Saturday, April 13, 2019

A River Runs Through It

Review: River Run (Forensic Geology Series Book 5) by Toni Dwiggins


Cassie Oldfield and Walter Shaws, the forensic geologists we met in Badwater, Quicksilver, and Volcano Watch (reviewed here in December 2013's Truth as Solid As Rock) and again in Skeleton Sea (reviewed here as Hematite and Franciscan Melange in May 2015) are back again with a mystery set in the awe-inspiring canyon walls that tower above the Colorado River.

There are many ways to die on the river, as this novel states from the outset. Our geologists, in the area to supply their expertise for a documentary film about the Colorado, are tapped to help solve the puzzle when a fishing party of four is lost from a raft found adrift on the river. Grand Canyon Park rangers hope they can narrow the search area based on a baggie of rock chips left on the raft, and recover the lost rafters alive.

The mystery deepens when the raft party leader, Reid Lassen, is found alive. He was the only one of the four in his party wearing a PFD (personal flotation device). Reid's an old geologist friend of Walter Shaws, but Walter had been told he was dead, decades before. And he can't help with the search for the other rafters, because he's got amnesia. So Cassie and Walter go back to searching for rock sources, including one for a new specimen found in the cargo pocket of a rafter who didn't survive. 

Every new specimen serves only to widen the search area. And time is running out for survivors who have yet to be found.

The action of the novel switches breath-takingly from geology to techniques of river rafting and suspicions of eco-terror. It's exactly like a raft trip through Class Ten rapids on the Colorado: terrifying, engrossing, thrilling, and exciting at turns (and sometimes all four simultaneously.)

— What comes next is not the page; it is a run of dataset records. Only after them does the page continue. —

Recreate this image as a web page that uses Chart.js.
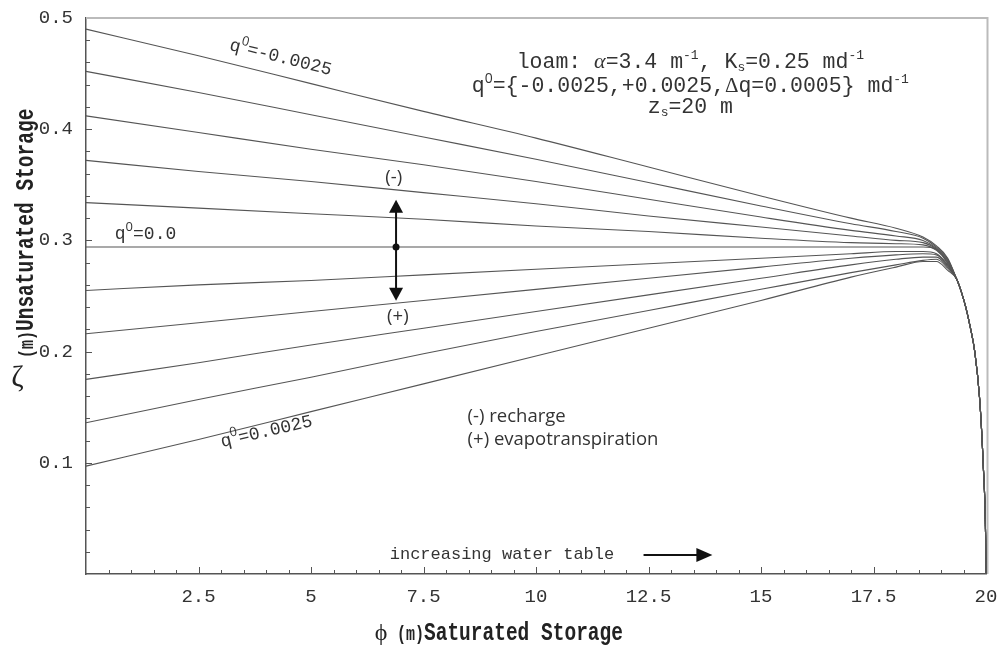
<!DOCTYPE html>
<html>
<head>
<meta charset="utf-8">
<script src="https://cdn.jsdelivr.net/npm/chart.js@4"></script>
<style>
  body { margin: 0; background: #fff; }
  #wrap { width: 1002px; height: 649px; }
</style>
</head>
<body>
<div id="wrap"><canvas id="graph1"></canvas></div>
<script>
// phi (m) where each curve was read, before they join the common drop
var phiBody = [0, 2.5, 5, 7.5, 10, 12.5, 15, 17, 18, 18.6, 18.9, 19.15];
// steep common part close to the surface (zs = 20 m)
var phiTail = [19.35, 19.45, 19.55, 19.65, 19.75, 19.86, 19.94, 19.99, 20];
var zetaTail = [0.265, 0.254, 0.240, 0.222, 0.200, 0.157, 0.097, 0.037, 0];

var fluxes = ['-0.0025', '-0.0020', '-0.0015', '-0.0010', '-0.0005', '0.0', '0.0005', '0.0010', '0.0015', '0.0020', '0.0025'];

// zeta (m) at phiBody, one array per flux q0
var zetaM25 = [0.490, 0.466, 0.441, 0.416, 0.392, 0.366, 0.340, 0.320, 0.311, 0.303, 0.295, 0.284];
var zetaM20 = [0.452, 0.433, 0.413, 0.393, 0.373, 0.352, 0.331, 0.315, 0.308, 0.302, 0.294, 0.283];
var zetaM15 = [0.412, 0.397, 0.382, 0.368, 0.353, 0.337, 0.321, 0.309, 0.304, 0.300, 0.293, 0.282];
var zetaM10 = [0.372, 0.362, 0.353, 0.343, 0.333, 0.322, 0.312, 0.304, 0.300, 0.298, 0.292, 0.281];
var zetaM05 = [0.334, 0.329, 0.324, 0.319, 0.313, 0.308, 0.302, 0.298, 0.297, 0.296, 0.291, 0.280];
var zeta00  = [0.294, 0.294, 0.294, 0.294, 0.294, 0.294, 0.294, 0.294, 0.294, 0.294, 0.292, 0.279];
var zetaP05 = [0.255, 0.260, 0.264, 0.269, 0.274, 0.279, 0.284, 0.288, 0.290, 0.290, 0.288, 0.278];
var zetaP10 = [0.216, 0.226, 0.236, 0.246, 0.256, 0.266, 0.276, 0.284, 0.287, 0.288, 0.287, 0.277];
var zetaP15 = [0.175, 0.190, 0.206, 0.221, 0.236, 0.251, 0.266, 0.278, 0.283, 0.285, 0.285, 0.276];
var zetaP20 = [0.136, 0.157, 0.177, 0.198, 0.218, 0.237, 0.256, 0.271, 0.278, 0.282, 0.283, 0.275];
var zetaP25 = [0.097, 0.121, 0.146, 0.171, 0.196, 0.221, 0.246, 0.267, 0.276, 0.281, 0.281, 0.273];

var curves = [zetaM25, zetaM20, zetaM15, zetaM10, zetaM05, zeta00, zetaP05, zetaP10, zetaP15, zetaP20, zetaP25];

var MONO = "'Liberation Mono', 'Courier New', monospace";
function mono(size, bold) { return (bold ? 'bold ' : '') + size + 'px ' + MONO; }
var SANS = "'Open Sans', sans-serif";
var INK = '#333';

var datasets = [];
curves.forEach(function (zeta, i) {
    var pts = [];
    phiBody.forEach(function (p, j) { pts.push({x: p, y: zeta[j]}); });
    phiTail.forEach(function (p, j) { pts.push({x: p, y: zetaTail[j]}); });
    datasets.push({
        label: 'q0=' + fluxes[i],
        data: pts,
        borderColor: '#555',
        borderWidth: 1.1,
        pointRadius: 0,
        cubicInterpolationMode: 'monotone',
        clip: 4,
        fill: false
    });
});

// draws a line of text made of pieces with their own font / offset
function rich(ctx, x, y, parts, align) {
    var w = 0;
    parts.forEach(function (p) { ctx.font = p.font; p.w = ctx.measureText(p.t).width; w += p.w; });
    var cx = align === 'center' ? x - w / 2 : x;
    ctx.textAlign = 'left';
    ctx.textBaseline = 'alphabetic';
    parts.forEach(function (p) { ctx.font = p.font; ctx.fillText(p.t, cx, y + (p.dy || 0)); cx += p.w; });
}

function q0(size) {
    return [{t: 'q', font: mono(size)}, {t: '0', font: Math.round(size * 0.7) + 'px ' + SANS, dy: -size * 0.45}];
}

function arrowHead(ctx, x, y, dx, dy, len, half) {
    ctx.beginPath();
    ctx.moveTo(x, y);
    ctx.lineTo(x - dx * len - dy * half, y - dy * len + dx * half);
    ctx.lineTo(x - dx * len + dy * half, y - dy * len - dx * half);
    ctx.closePath();
    ctx.fill();
}

var decor = {
    id: 'decor',
    beforeDatasetsDraw: function (chart) {
        var ctx = chart.ctx, xs = chart.scales.x, ys = chart.scales.y, a = chart.chartArea;
        ctx.save();

        // top and right frame, under the curves
        ctx.strokeStyle = '#bbb';
        ctx.lineWidth = 2;
        ctx.beginPath();
        ctx.moveTo(a.left, a.top); ctx.lineTo(a.right + 1.5, a.top); ctx.lineTo(a.right + 1.5, a.bottom);
        ctx.stroke();

        // inward tick marks
        ctx.strokeStyle = '#555';
        ctx.lineWidth = 1;
        xs.ticks.forEach(function (t) {
            if (t.value <= 0 || t.value >= 20) return;
            var x = Math.round(xs.getPixelForValue(t.value)) + 0.5;
            var len = t.label ? 7 : 4;
            ctx.beginPath(); ctx.moveTo(x, a.bottom); ctx.lineTo(x, a.bottom - len); ctx.stroke();
        });
        ys.ticks.forEach(function (t) {
            if (t.value <= 0 || t.value >= 0.5) return;
            var y = Math.round(ys.getPixelForValue(t.value)) + 0.5;
            var len = t.label ? 6 : 4;
            ctx.beginPath(); ctx.moveTo(a.left, y); ctx.lineTo(a.left + len, y); ctx.stroke();
        });
        ctx.restore();
    },
    afterDatasetsDraw: function (chart) {
        var ctx = chart.ctx, xs = chart.scales.x, ys = chart.scales.y;
        function P(x, y) { return {x: xs.getPixelForValue(x), y: ys.getPixelForValue(y)}; }
        ctx.save();
        ctx.fillStyle = INK;

        // curve labels
        var p = P(3.17, 0.4715);
        ctx.save(); ctx.translate(p.x, p.y); ctx.rotate(14 * Math.PI / 180);
        rich(ctx, 0, 0, q0(18).concat([{t: '=-0.0025', font: mono(18)}]));
        ctx.restore();

        p = P(0.64, 0.3013);
        rich(ctx, p.x, p.y, q0(18).concat([{t: '=0.0', font: mono(18)}]));

        p = P(3.02, 0.1142);
        ctx.save(); ctx.translate(p.x, p.y); ctx.rotate(-13 * Math.PI / 180);
        rich(ctx, 0, 0, q0(18).concat([{t: '=0.0025', font: mono(18)}]));
        ctx.restore();

        // parameter block
        var sup = mono(13), sub = mono(13), tx = mono(21.5);
        p = P(13.43, 0.455);
        rich(ctx, p.x, p.y, [
            {t: 'loam: ', font: tx}, {t: 'α', font: "italic 22px 'Liberation Serif'"},
            {t: '=3.4 m', font: tx}, {t: '-1', font: sup, dy: -9},
            {t: ', K', font: tx}, {t: 's', font: sub, dy: 3},
            {t: '=0.25 md', font: tx}, {t: '-1', font: sup, dy: -9}
        ], 'center');
        p = P(13.43, 0.4339);
        rich(ctx, p.x, p.y, [
            {t: 'q', font: tx}, {t: '0', font: '14px ' + SANS, dy: -9},
            {t: '={-0.0025,+0.0025,', font: tx}, {t: 'Δ', font: "21px 'Liberation Serif'"},
            {t: 'q=0.0005} md', font: tx}, {t: '-1', font: sup, dy: -9}
        ], 'center');
        p = P(13.43, 0.4146);
        rich(ctx, p.x, p.y, [
            {t: 'z', font: tx}, {t: 's', font: sub, dy: 3}, {t: '=20 m', font: tx}
        ], 'center');

        // double arrow on q0 = 0
        var top = P(6.89, 0.3366), bot = P(6.89, 0.2458), mid = P(6.89, 0.294);
        ctx.fillStyle = '#111';
        ctx.strokeStyle = '#111';
        ctx.lineWidth = 2;
        ctx.beginPath(); ctx.moveTo(top.x, top.y + 8); ctx.lineTo(bot.x, bot.y - 8); ctx.stroke();
        arrowHead(ctx, top.x, top.y, 0, -1, 13, 7);
        arrowHead(ctx, bot.x, bot.y, 0, 1, 13, 7);
        ctx.beginPath(); ctx.arc(mid.x, mid.y, 3.5, 0, Math.PI * 2); ctx.fill();

        ctx.fillStyle = INK;
        ctx.font = '18.5px ' + SANS;
        ctx.textAlign = 'center';
        ctx.textBaseline = 'middle';
        p = P(6.84, 0.3561); ctx.fillText('(-)', p.x, p.y);
        p = P(6.93, 0.2316); ctx.fillText('(+)', p.x, p.y);
        ctx.textAlign = 'left';
        p = P(8.48, 0.1416); ctx.fillText('(-) recharge', p.x, p.y);
        p = P(8.48, 0.1205); ctx.fillText('(+) evapotranspiration', p.x, p.y);

        // increasing water table
        ctx.font = mono(17);
        p = P(6.75, 0.0171); ctx.fillText('increasing water table', p.x, p.y);
        var a1 = P(12.39, 0.0171), a2 = P(13.92, 0.0171);
        ctx.fillStyle = '#111';
        ctx.strokeStyle = '#111';
        ctx.lineWidth = 2;
        ctx.beginPath(); ctx.moveTo(a1.x, a1.y); ctx.lineTo(a2.x - 10, a2.y); ctx.stroke();
        arrowHead(ctx, a2.x, a2.y, 1, 0, 16, 7);

        ctx.restore();
    },
    afterDraw: function (chart) {
        var ctx = chart.ctx;
        ctx.save();
        ctx.fillStyle = '#222';
        ctx.textBaseline = 'alphabetic';

        // y title
        ctx.font = "30px 'Liberation Serif'";
        ctx.textAlign = 'center';
        ctx.fillText('ζ', 17.5, 386);
        ctx.save();
        ctx.translate(33, 358);
        ctx.rotate(-Math.PI / 2);
        ctx.scale(1, 1.35);
        rich(ctx, 0, 0, [{t: '(m)', font: mono(15, true)}, {t: 'Unsaturated Storage', font: mono(19.5, true)}]);
        ctx.restore();

        // x title
        ctx.font = "24px 'Liberation Serif'";
        ctx.textAlign = 'center';
        ctx.fillText('ϕ', 381, 640);
        ctx.save();
        ctx.translate(397, 640);
        ctx.scale(1, 1.35);
        rich(ctx, 0, 0, [{t: '(m)', font: mono(15, true)}, {t: 'Saturated Storage', font: mono(19.5, true)}]);
        ctx.restore();

        ctx.restore();
    }
};

var ctx = document.getElementById('graph1').getContext('2d');
var graph1 = new Chart(ctx, {
    type: 'line',
    data: {datasets: datasets},
    plugins: [decor],
    options: {
        responsive: true,
        maintainAspectRatio: false,
        animation: false,
        layout: {padding: {top: 18, right: 16, left: 0, bottom: 0}},
        plugins: {legend: {display: false}, tooltip: {enabled: false}},
        scales: {
            x: {
                type: 'linear', min: 0, max: 20,
                grid: {display: false, drawTicks: false},
                border: {display: true, color: '#555', width: 1.5},
                afterFit: function (s) {
                    s.height = 75;
                    s.paddingLeft = 0; s.paddingRight = 0;
                },
                ticks: {
                    stepSize: 0.5, autoSkip: false, maxRotation: 0, padding: 12,
                    color: INK, font: {family: MONO, size: 19},
                    callback: function (v) {
                        var k = Math.round(v * 10);
                        return (k % 25 === 0 && k !== 0) ? String(k / 10) : '';
                    }
                }
            },
            y: {
                type: 'linear', min: 0, max: 0.5,
                grid: {display: false, drawTicks: false},
                border: {display: true, color: '#555', width: 1.5},
                afterFit: function (s) {
                    s.width = 86;
                    s.paddingTop = 0; s.paddingBottom = 0;
                },
                ticks: {
                    stepSize: 0.02, autoSkip: false, padding: 13,
                    color: INK, font: {family: MONO, size: 19},
                    callback: function (v) {
                        var k = Math.round(v * 100);
                        return (k % 10 === 0 && k !== 0) ? String(k / 100) : '';
                    }
                }
            }
        }
    }
});
</script>
</body>
</html>
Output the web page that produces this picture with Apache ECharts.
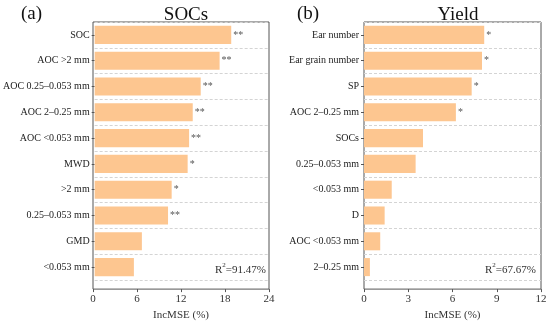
<!DOCTYPE html>
<html><head><meta charset="utf-8">
<script src="https://cdn.jsdelivr.net/npm/echarts@6/dist/echarts.min.js"></script>
<style>html,body{margin:0;padding:0;background:#fff}#c{width:550px;height:326px}</style>
</head><body><div id="c"></div>
<script>
const socCats = ['SOC','AOC >2 mm','AOC 0.25–0.053 mm','AOC 2–0.25 mm','AOC <0.053 mm','MWD','>2 mm','0.25–0.053 mm','GMD','<0.053 mm'];
const socVals = [18.8,17.2,14.6,13.5,13.0,12.8,10.6,10.1,6.5,5.4];
const socSig = ['**','**','**','**','**','*','*','**','',''];
const socTicks = [0,6,12,18,24];
const yieldCats = ['Ear number','Ear grain number','SP','AOC 2–0.25 mm','SOCs','0.25–0.053 mm','<0.053 mm','D','AOC <0.053 mm','2–0.25 mm'];
const yieldVals = [8.15,8.0,7.3,6.23,4.0,3.5,1.88,1.4,1.1,0.4];
const yieldSig = ['*','*','*','*','','','','','',''];
const yieldTicks = [0,3,6,9,12];
const r2 = ['91.47%','67.67%'];

const FONT = '"Liberation Serif","Times New Roman",serif';
const chart = echarts.init(document.getElementById('c'));
const panels = [
  {cats: socCats, vals: socVals, sig: socSig, ticks: socTicks, left: 93, right: 281},
  {cats: yieldCats, vals: yieldVals, sig: yieldSig, ticks: yieldTicks, left: 364, right: 9}
];
const grid = [], xAxis = [], yAxis = [], series = [];
panels.forEach((p, i) => {
  const min = p.ticks[0], max = p.ticks[p.ticks.length - 1], step = p.ticks[1] - p.ticks[0];
  grid.push({left: p.left, right: p.right, top: 22, bottom: 46});
  grid.push({left: p.left, right: p.right, top: 22, bottom: 34, show: true, borderColor: '#555', borderWidth: 1, backgroundColor: 'transparent'});
  const gA = i * 2, gB = i * 2 + 1;
  xAxis.push({type: 'value', gridIndex: gA, min, max, interval: step, show: false});
  xAxis.push({type: 'value', gridIndex: gB, min, max, interval: step,
    name: 'IncMSE (%)', nameLocation: 'middle', nameGap: 19,
    nameTextStyle: {fontFamily: FONT, fontSize: 11, color: '#333'},
    axisLine: {show: false}, splitLine: {show: false},
    axisTick: {show: true, length: 3, lineStyle: {color: '#555'}},
    axisLabel: {fontFamily: FONT, fontSize: 11, color: '#333', margin: 5}});
  yAxis.push({type: 'category', gridIndex: gA, inverse: true, data: p.cats,
    axisLine: {show: false},
    axisTick: {show: true, alignWithLabel: true, length: 3, lineStyle: {color: '#555'}},
    axisLabel: {fontFamily: FONT, fontSize: 10, color: '#222', margin: 5},
    splitLine: {show: true, lineStyle: {color: '#d4d4d4', type: [3, 2], width: 1}}});
  yAxis.push({type: 'value', gridIndex: gB, show: false});
  series.push({type: 'bar', xAxisIndex: gA, yAxisIndex: gA, data: p.vals,
    barCategoryGap: '30%',
    itemStyle: {color: '#FDC690'},
    label: {show: true, position: 'right', distance: 2, fontFamily: FONT, fontSize: 10, color: '#555',
      formatter: (d) => p.sig[d.dataIndex]}});
});

const title = [
  {text: '(a)', left: 16, top: 0, textStyle: {fontFamily: FONT, fontSize: 19, fontWeight: 'normal', color: '#111'}},
  {text: 'SOCs', left: 181, textAlign: 'center', top: 1, textStyle: {fontFamily: FONT, fontSize: 19, fontWeight: 'normal', color: '#111'}},
  {text: '(b)', left: 292, top: 0, textStyle: {fontFamily: FONT, fontSize: 19, fontWeight: 'normal', color: '#111'}},
  {text: 'Yield', left: 453, textAlign: 'center', top: 1, textStyle: {fontFamily: FONT, fontSize: 19, fontWeight: 'normal', color: '#111'}}
];
const r2Left = [210, 480];
r2.forEach((v, i) => {
  title.push({text: '{a|R}{s|2}{a|=' + v + '}', left: r2Left[i], top: 257,
    textStyle: {fontWeight: 'normal', rich: {
      a: {fontFamily: FONT, fontSize: 11, fontWeight: 'normal', color: '#333', verticalAlign: 'bottom', lineHeight: 14},
      s: {fontFamily: FONT, fontSize: 7, fontWeight: 'normal', color: '#333', verticalAlign: 'top', lineHeight: 14, padding: [0, 0, 6, 0]}
    }}});
});

chart.setOption({animation: false, title, grid, xAxis, yAxis, series});
</script></body></html>
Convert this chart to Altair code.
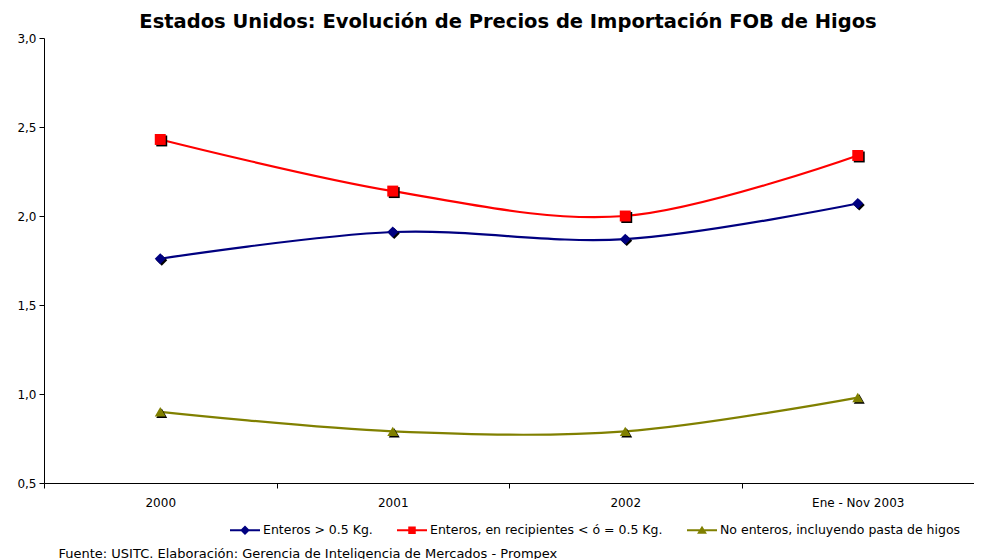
import altair as alt
import pandas as pd

categorias = ["2000", "2001", "2002", "Ene - Nov 2003"]
series = [
    "Enteros > 0.5 Kg.",
    "Enteros, en recipientes < ó = 0.5 Kg.",
    "No enteros, incluyendo pasta de higos",
]
enteros = [1.76, 1.91, 1.87, 2.07]
recipientes = [2.43, 2.14, 2.00, 2.34]
no_enteros = [0.90, 0.79, 0.79, 0.98]
colores = ["#000080", "#FF0000", "#808000"]
formas = ["diamond", "square", "triangle-up"]
y_ticks = [0.5, 1.0, 1.5, 2.0, 2.5, 3.0]

titulo = "Estados Unidos: Evolución de Precios de Importación FOB de Higos"
fuente = "Fuente: USITC. Elaboración: Gerencia de Inteligencia de Mercados - Prompex"

rows = []
for s, vals in zip(series, [enteros, recipientes, no_enteros]):
    for c, v in zip(categorias, vals):
        rows.append({"serie": s, "periodo": c, "precio": v})
df = pd.DataFrame(rows)

FONT = "DejaVu Sans"

# legend symbols: a line segment with the marker on top
BAR = "M-1,-0.07H1V0.07H-1Z "
legend_paths = [
    BAR + "M0,-0.32L0.32,0L0,0.32L-0.32,0Z",
    BAR + "M-0.25,-0.25H0.25V0.25H-0.25Z",
    BAR + "M0,-0.3L0.33,0.24H-0.33Z",
]

x_enc = alt.X(
    "periodo:N",
    sort=categorias,
    scale=alt.Scale(type="band", domain=categorias, paddingInner=0, paddingOuter=0),
    axis=alt.Axis(
        title=fuente,
        titleX=14,
        titleY=70,
        titleAnchor="start",
        titleAlign="left",
        titleBaseline="middle",
        titleFont=FONT,
        titleFontSize=13,
        titleFontWeight="normal",
        titleColor="#000000",
        labelAngle=0,
        labelFont=FONT,
        labelFontSize=12,
        labelColor="#000000",
        labelPadding=9,
        tickBand="extent",
        tickSize=5,
        tickColor="#000000",
        domainColor="#000000",
        grid=False,
    ),
)
y_enc = alt.Y(
    "precio:Q",
    scale=alt.Scale(domain=[0.5, 3.0], nice=False, zero=False),
    axis=alt.Axis(
        title=None,
        values=y_ticks,
        labelExpr="replace(format(datum.value, '.1f'), '.', ',')",
        labelFont=FONT,
        labelFontSize=12,
        labelColor="#000000",
        labelPadding=3,
        tickSize=5,
        tickColor="#000000",
        domainColor="#000000",
        grid=False,
    ),
)

base = alt.Chart(df).encode(x=x_enc, y=y_enc)

line_layers = []
marker_layers = []
for s, shp, col in zip(series, formas, colores):
    sub = base.transform_filter(alt.datum.serie == s)
    line_layers.append(
        sub.mark_line(interpolate="cardinal", strokeWidth=2.2, color=col)
    )
    marker_layers.append(
        sub.mark_point(filled=True, shape=shp, size=120, color="#000000", opacity=1,
                       xOffset=1.5, yOffset=1.5)
    )
    marker_layers.append(
        sub.mark_point(filled=True, shape=shp, size=120, color=col, opacity=1)
    )

leg = alt.Legend(
    title=None,
    orient="none",
    direction="horizontal",
    legendX=186,
    legendY=477,
    symbolSize=900,
    symbolOpacity=1,
    symbolStrokeWidth=0,
    labelFont=FONT,
    labelFontSize=12.5,
    labelColor="#000000",
    labelOffset=3,
    labelLimit=400,
    columnPadding=24,
    padding=0,
)
legend_layer = base.mark_point(filled=True, opacity=0).encode(
    color=alt.Color("serie:N", scale=alt.Scale(domain=series, range=colores), legend=leg),
    shape=alt.Shape("serie:N", scale=alt.Scale(domain=series, range=legend_paths), legend=leg),
)

chart = (
    alt.layer(*line_layers, *marker_layers, legend_layer)
    .properties(
        width=930,
        height=445,
        autosize=alt.AutoSizeParams(type="none"),
        padding={"left": 36, "top": 30, "right": 0, "bottom": 82},
        background="#ffffff",
        title=alt.TitleParams(
            text=titulo,
            font=FONT,
            fontSize=19.5,
            fontWeight="bold",
            color="#000000",
            anchor="middle",
            frame="group",
            baseline="middle",
            offset=-9,
            dx=-1,
        ),
    )
    .configure_view(stroke=None)
)

chart.save("out.html", embed_options={"renderer": "svg", "actions": False})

As with the other novels in the series, River Run succeeds in making the science accessible and integrating the experience of field geology with the needs of ordinary people. In this story, these are all the water-using groups along the river's run: park rangers, rafters and canyon hikers, ranchers and farmers, communities and resorts.

Read it as a mystery; read it as a thriller; read it as science/fiction in the best sense of that term—but read it!